Figure 1. Cross-modal fusion structure showing the integration of text features and image features before output generation.

Figure 1. Cross-modal fusion structure showing the integration of text features and image features before output generation.

3.3. Temporal Persistence Amplifies Visually Driven Bias Carryover

Video generation introduces temporal persistence that strengthens visually driven bias carryover. Once early frames settle on an identity-related appearance pattern, later frames tend to preserve it through temporal coherence. This process stabilizes the visual narrative but can also reinforce biased portrayals. The diffusion forward–reverse process provides a clear explanation for this effect [19]. Conditioning signals influence many denoising steps, so early reliance on visual shortcuts can be reinforced throughout the generation process. As a result, alignment can reduce bias linked to text cues while increasing bias carried by visual priors, because identity assignments made early in the sequence remain consistent across frames [20,21].

Figure 2. Forward diffusion and reverse denoising steps illustrating noise addition and removal in video diffusion models.

Figure 2. Forward diffusion and reverse denoising steps illustrating noise addition and removal in video diffusion models.

3.4. Comparison with Prior Work and Implications for Mitigation

Compared with earlier bias evaluations that report a single bias score for a prompt set, these results highlight the need for modality-aware analysis in aligned text-to-video diffusion [22].. Previous audits often focus on prompt wording and static images, which can miss the failure mode observed here: alignment reduces bias tied to explicit text cues but increases reliance on visually encoded correlations that persist over time. Two practical implications follow.

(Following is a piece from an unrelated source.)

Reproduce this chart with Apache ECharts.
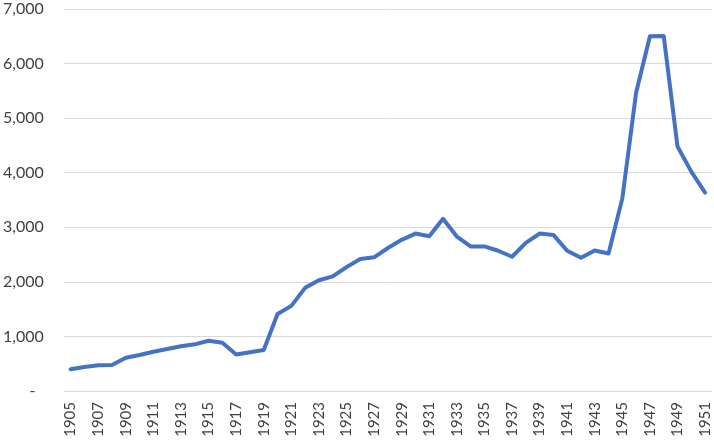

First, alignment objectives should include modality-specific constraints so that improvements in text behavior do not increase visual carryover. Second, evaluation should report both modality-decomposed bias and stability across prompt variants, since real-world use involves routine rewording and the greatest risk often arises when weak textual guidance triggers visual-prior fallback

4. Conclusion

This study examined how alignment tuning affects cross-modal bias in video diffusion models. The results show that alignment does not remove bias but changes how it appears during generation. Bias linked to text prompts decreases after alignment, while bias carried by visual features increases, especially in identity-related cases where context and appearance cues are strong. The main contribution of this work is to show that bias in video diffusion is a cross-modal effect and cannot be assessed through text prompts alone. From a scientific perspective, the findings clarify how feature fusion and temporal consistency can reinforce visually driven bias across video frames, extending earlier bias studies from images to videos. These results are relevant for real-world use of aligned video generation systems in media production and other human-centered applications, where prompts are often brief or incomplete. The study is limited to a specific group of diffusion models and fixed video lengths, and it does not consider interactive or long-duration generation. Future research should explore alignment methods that address bias across modalities and evaluate robustness and fairness under realistic user behavior.